Mr. Dryden played nine seasons for Montreal during the 1970s, during which the Canadiens won the Stanley Cup on six occasions. He was revered as the game’s greatest goaltender.
Unlike most NHL netminders of the day, who were acrobatic and smallish, Mr. Dryden was a towering presence at 6 foot 4. When he would skate out of the goal crease a bit to challenge a shooter, Mr. Henderson said, there was little chance the puck could get past him.
“It was pretty much, ‘Good luck with that,’” Mr. Henderson said.
Fans of the Montreal Canadiens reflected on the career of Hall of Fame goaltender Ken Dryden after he died Friday at the age of 78 following a battle with cancer.
The Canadian Press
Mr. Dryden was selected the NHL’s top goalie five times. He won his first Stanley Cup as a rookie in 1971 and was named the most valuable player during the playoffs that same year. In the more than half-century since, only 11 goalies have been awarded the Conn Smythe Trophy as MVP.
Mr. Dryden retired at 31 after winning the Stanley Cup for the sixth time in 1979. And then he did much more to distinguish himself.
Allan Walsh grew up in Montreal during the 1970s, when the Canadiens enjoyed some of their greatest success. He says he was more than a fan.
“For me, it was an obsession,” Mr. Walsh said Sunday from Los Angeles, where he runs an agency that represents professional hockey players.
As for Mr. Dryden, “he was my childhood hero,” he said.
Mr. Walsh met the goalie as a seven-year-old. He’d had an appendectomy, but his appendix burst during surgery. When he woke up, his dad was leaning over the bed.
“He asked what the one thing was that I wanted in all of the world,” Mr. Walsh recalled. “I told him the only thing I wanted was to meet Ken Dryden.”
Somehow or other, his father made it work. He reached out to the Canadiens, told them about his son and they in turn got in touch with Mr. Dryden.

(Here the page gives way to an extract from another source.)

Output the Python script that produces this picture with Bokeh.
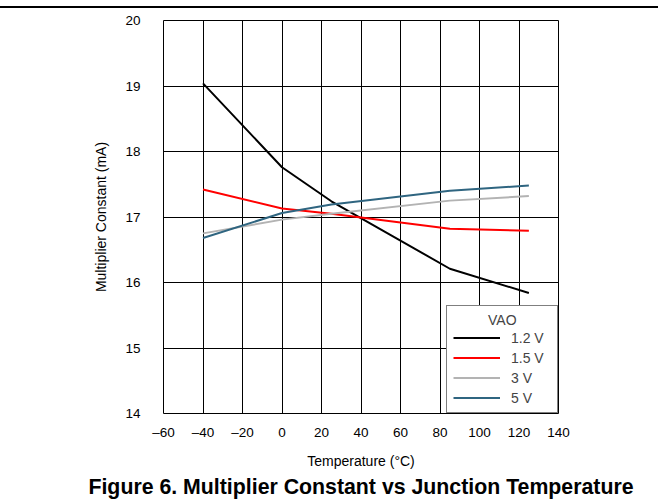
from bokeh.plotting import figure
from bokeh.models import FixedTicker, Legend, LegendItem, Title, Div
from bokeh.layouts import column
from bokeh.embed import file_html
from bokeh.resources import INLINE

# ---- data ----
temperature = [-40, 0, 25, 85, 125]
vao_1v2 = [19.04, 17.76, 17.24, 16.21, 15.84]
vao_1v5 = [17.42, 17.13, 17.05, 16.82, 16.79]
vao_3v = [16.75, 16.96, 17.05, 17.25, 17.32]
vao_5v = [16.68, 17.06, 17.19, 17.40, 17.48]

series_labels = ["1.2 V", "1.5 V", "3 V", "5 V"]
series_colors = ["#000000", "#FF0000", "#B3B3B3", "#2F6580"]

x_ticks = [-60, -40, -20, 0, 20, 40, 60, 80, 100, 120, 140]
x_tick_labels = ["\u201360", "\u201340", "\u201320", "0", "20", "40", "60", "80", "100", "120", "140"]
y_ticks = [14, 15, 16, 17, 18, 19, 20]

FONT = "Liberation Sans"

p = figure(width=658, height=500, x_range=(-60, 140), y_range=(14, 20),
           output_backend="svg", toolbar_location=None,
           min_border_left=163, min_border_right=100,
           min_border_top=20, min_border_bottom=87)

p.outline_line_color = "black"
p.outline_line_width = 1

for ax in (p.xaxis[0], p.yaxis[0]):
    ax.axis_line_color = None
    ax.major_tick_line_color = None
    ax.minor_tick_line_color = None
    ax.major_label_text_font = FONT
    ax.major_label_text_font_size = "13.5px"
    ax.major_label_text_color = "black"
    ax.axis_label_text_font = FONT
    ax.axis_label_text_font_size = "14px"
    ax.axis_label_text_font_style = "normal"
    ax.axis_label_text_color = "black"

p.xaxis.ticker = FixedTicker(ticks=x_ticks)
p.xaxis.major_label_overrides = {t: lab for t, lab in zip(x_ticks, x_tick_labels)}
p.yaxis.ticker = FixedTicker(ticks=y_ticks)
p.xaxis.axis_label = "Temperature (\u00b0C)"
p.yaxis.axis_label = "Multiplier Constant (mA)"
p.xaxis.major_label_standoff = 5
p.yaxis.major_label_standoff = 17
p.xaxis.axis_label_standoff = 10
p.yaxis.axis_label_standoff = 13

p.xgrid.ticker = FixedTicker(ticks=x_ticks)
p.ygrid.ticker = FixedTicker(ticks=y_ticks)
for g in (p.xgrid[0], p.ygrid[0]):
    g.grid_line_color = "black"
    g.grid_line_width = 1
    g.grid_line_alpha = 1

items = []
for ys, lab, col in zip([vao_1v2, vao_1v5, vao_3v, vao_5v], series_labels, series_colors):
    r = p.line(temperature, ys, line_color=col, line_width=2)
    items.append(LegendItem(label=lab, renderers=[r]))

legend = Legend(items=items, location="bottom_right", margin=0, padding=6,
                title="\u00a0" * 9 + "VAO", title_text_font=FONT, title_text_font_size="14px",
                title_text_font_style="normal", title_standoff=1,
                label_text_font=FONT, label_text_font_size="14px",
                glyph_width=47, glyph_height=17, label_height=17, label_standoff=11,
                label_width=40, spacing=3, border_line_color="black", border_line_width=1,
                background_fill_color="white", background_fill_alpha=1)
p.add_layout(legend)

p.add_layout(Title(text="Figure 6. Multiplier Constant vs Junction Temperature",
                   text_font=FONT, text_font_size="21.3px", text_font_style="bold",
                   align="center", text_color="black", standoff=3), "below")

rule = Div(text='<div style="position:fixed;top:6px;left:0px;width:658px;height:2px;background:#000;"></div>',
           width=1, height=1)

layout = column(p, rule, spacing=0)

open("out.html", "w").write(file_html(layout, INLINE))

“He invited me to a Canadiens practice,” Mr. Walsh said. “Then he brought me into the dressing room and he introduced me one by one to all of the players.”
After that, he took the young Mr. Walsh into Scotty Bowman’s office so the seven-year-old could chat up Montreal’s head coach.
“That day was one of the greatest memories of my life,” Mr. Walsh remembered.
“As a goalie there was nobody like him. As a fan you felt a certain confidence. There was almost a majesty about him.”
Mr. Walsh had not seen Mr. Dryden in a while, but they connected via e-mail in July. He also sent Mr. Dryden a birthday wish last month.
“There are a lot of friends that I haven’t heard from that reached out to me as soon as they learned Ken died,” Mr. Walsh said. “They told me I was the first person they thought of.”
Kevin Lowe, a six-time Stanley Cup winner and Hall of Fame defenceman, recalls seeing Mr. Dryden in the second NHL game he ever attended.
Mr. Lowe, who is from Quebec, is a former general manager for the Edmonton Oilers and knew Mr. Dryden through hockey circles.
“One thing that stands out for me is that he was booed in Game 1 in Montreal of the 1979 Stanley Cup final,” Mr. Lowe said. “I was shocked.”
“He stood on his head in Game 2 and they won four straight.”
Lanny McDonald, who retired as chairman of the Hockey Hall of Fame on July 1 after 10 years, played against Mr. Dryden and knew him for most of his life.
“He stood tall on the ice and off it,” Mr. McDonald said on Sunday by telephone from Alberta. “He was much more than a hockey player. I am so sad for his family.
“I respected him so much as a player but more so as a man.”